[Figure scripts]

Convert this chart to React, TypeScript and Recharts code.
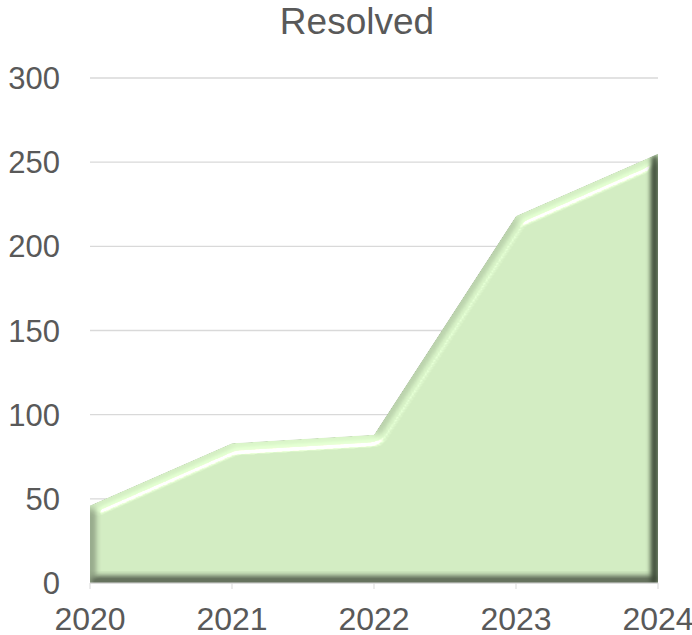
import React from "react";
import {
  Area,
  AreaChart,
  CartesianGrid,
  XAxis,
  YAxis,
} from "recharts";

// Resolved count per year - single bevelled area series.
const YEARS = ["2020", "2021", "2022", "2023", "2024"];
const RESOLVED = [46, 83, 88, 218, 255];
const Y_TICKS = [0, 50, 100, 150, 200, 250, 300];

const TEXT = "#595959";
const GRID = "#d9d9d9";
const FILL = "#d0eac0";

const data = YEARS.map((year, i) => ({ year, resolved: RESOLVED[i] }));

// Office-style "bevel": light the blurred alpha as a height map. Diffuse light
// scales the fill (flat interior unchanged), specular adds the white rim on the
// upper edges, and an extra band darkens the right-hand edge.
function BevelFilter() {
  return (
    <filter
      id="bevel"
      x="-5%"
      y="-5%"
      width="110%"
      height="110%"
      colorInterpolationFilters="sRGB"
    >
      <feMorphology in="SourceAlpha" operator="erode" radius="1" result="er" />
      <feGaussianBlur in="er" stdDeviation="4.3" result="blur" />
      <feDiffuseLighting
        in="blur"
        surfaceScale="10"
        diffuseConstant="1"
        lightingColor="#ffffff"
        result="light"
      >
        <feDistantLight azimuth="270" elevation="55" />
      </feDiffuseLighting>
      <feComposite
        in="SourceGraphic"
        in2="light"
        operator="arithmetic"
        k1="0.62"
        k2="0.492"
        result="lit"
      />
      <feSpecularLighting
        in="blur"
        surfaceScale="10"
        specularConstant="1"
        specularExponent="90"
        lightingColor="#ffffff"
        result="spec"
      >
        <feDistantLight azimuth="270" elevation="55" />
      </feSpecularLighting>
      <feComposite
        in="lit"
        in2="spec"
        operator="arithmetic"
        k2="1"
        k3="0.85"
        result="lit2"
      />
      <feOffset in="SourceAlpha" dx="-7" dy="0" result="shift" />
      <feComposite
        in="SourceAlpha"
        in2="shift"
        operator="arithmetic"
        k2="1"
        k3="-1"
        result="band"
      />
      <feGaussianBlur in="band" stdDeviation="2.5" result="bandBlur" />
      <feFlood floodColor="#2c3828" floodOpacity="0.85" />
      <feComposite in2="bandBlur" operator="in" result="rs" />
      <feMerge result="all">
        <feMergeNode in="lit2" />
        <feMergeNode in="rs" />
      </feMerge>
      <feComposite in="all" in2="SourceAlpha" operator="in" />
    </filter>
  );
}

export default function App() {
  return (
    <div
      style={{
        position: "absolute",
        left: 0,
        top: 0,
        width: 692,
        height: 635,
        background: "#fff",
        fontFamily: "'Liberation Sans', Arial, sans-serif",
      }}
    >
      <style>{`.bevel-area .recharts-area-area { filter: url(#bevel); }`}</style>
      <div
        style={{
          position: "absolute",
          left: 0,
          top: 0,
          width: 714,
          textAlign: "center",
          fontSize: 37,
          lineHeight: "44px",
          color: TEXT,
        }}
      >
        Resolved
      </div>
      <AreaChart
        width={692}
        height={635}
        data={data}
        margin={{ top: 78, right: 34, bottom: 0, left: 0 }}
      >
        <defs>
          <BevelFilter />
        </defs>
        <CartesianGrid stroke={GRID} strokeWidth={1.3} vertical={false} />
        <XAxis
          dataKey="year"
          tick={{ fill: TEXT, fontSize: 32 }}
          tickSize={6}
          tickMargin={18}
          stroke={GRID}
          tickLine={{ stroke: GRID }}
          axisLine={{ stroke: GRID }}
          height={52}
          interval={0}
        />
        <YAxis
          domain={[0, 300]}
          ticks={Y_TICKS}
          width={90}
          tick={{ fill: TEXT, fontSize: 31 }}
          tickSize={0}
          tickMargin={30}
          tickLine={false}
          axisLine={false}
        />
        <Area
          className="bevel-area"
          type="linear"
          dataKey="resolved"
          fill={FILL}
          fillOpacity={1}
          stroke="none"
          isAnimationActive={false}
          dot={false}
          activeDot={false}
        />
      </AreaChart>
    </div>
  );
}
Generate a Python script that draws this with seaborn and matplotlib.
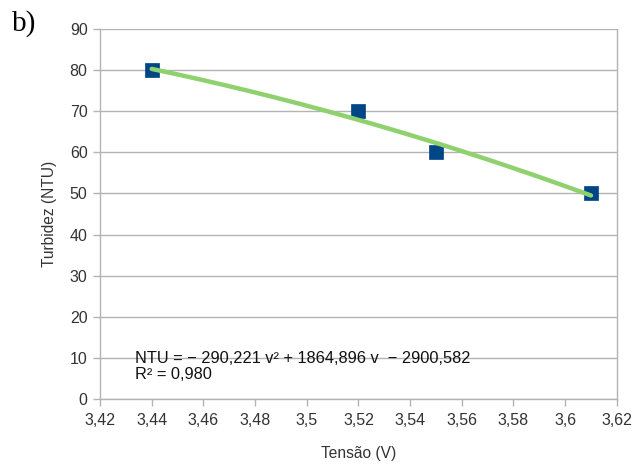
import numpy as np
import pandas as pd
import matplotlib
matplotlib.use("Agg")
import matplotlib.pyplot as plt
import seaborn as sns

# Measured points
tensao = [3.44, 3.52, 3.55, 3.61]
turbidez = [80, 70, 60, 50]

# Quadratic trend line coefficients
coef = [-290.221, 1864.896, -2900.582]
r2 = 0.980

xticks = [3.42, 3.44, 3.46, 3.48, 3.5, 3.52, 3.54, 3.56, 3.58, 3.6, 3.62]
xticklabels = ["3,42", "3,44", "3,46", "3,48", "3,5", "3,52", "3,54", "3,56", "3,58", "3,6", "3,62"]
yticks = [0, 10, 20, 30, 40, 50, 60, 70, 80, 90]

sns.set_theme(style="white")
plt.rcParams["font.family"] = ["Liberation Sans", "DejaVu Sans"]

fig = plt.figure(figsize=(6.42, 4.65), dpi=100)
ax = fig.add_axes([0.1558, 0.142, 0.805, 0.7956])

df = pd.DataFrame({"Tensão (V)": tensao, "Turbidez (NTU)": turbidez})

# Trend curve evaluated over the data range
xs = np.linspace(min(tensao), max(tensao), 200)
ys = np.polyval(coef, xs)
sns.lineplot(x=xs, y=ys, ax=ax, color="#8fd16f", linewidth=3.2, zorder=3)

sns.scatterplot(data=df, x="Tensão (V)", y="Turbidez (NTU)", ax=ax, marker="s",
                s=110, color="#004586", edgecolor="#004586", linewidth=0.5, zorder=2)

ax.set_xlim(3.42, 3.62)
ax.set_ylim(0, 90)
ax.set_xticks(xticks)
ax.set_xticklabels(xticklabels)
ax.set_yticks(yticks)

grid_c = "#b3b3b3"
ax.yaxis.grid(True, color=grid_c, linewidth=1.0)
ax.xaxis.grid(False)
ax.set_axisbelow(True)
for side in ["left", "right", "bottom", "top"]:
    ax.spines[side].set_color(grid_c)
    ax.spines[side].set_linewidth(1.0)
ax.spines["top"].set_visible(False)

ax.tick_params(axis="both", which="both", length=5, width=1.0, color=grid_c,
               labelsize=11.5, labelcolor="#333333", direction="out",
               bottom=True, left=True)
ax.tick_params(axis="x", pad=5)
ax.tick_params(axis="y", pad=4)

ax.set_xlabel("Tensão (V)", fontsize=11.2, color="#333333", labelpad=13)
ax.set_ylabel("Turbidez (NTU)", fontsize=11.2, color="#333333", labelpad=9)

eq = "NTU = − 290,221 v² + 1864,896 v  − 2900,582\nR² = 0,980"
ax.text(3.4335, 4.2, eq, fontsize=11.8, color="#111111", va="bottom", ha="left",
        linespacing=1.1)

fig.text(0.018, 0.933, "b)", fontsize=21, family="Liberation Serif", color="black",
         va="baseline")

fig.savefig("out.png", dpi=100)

* **Task brief**
Please restate the material above line by line, exactly, beginning at its first line and ending with the line that contains "const data = YEARS.map((year, i)", without any pictures.

* **The response**
Convert this chart to React, TypeScript and Recharts code.
import React from "react";
import {
  Area,
  AreaChart,
  CartesianGrid,
  XAxis,
  YAxis,
} from "recharts";

// Resolved count per year - single bevelled area series.
const YEARS = ["2020", "2021", "2022", "2023", "2024"];
const RESOLVED = [46, 83, 88, 218, 255];
const Y_TICKS = [0, 50, 100, 150, 200, 250, 300];

const TEXT = "#595959";
const GRID = "#d9d9d9";
const FILL = "#d0eac0";

const data = YEARS.map((year, i) => ({ year, resolved: RESOLVED[i] }));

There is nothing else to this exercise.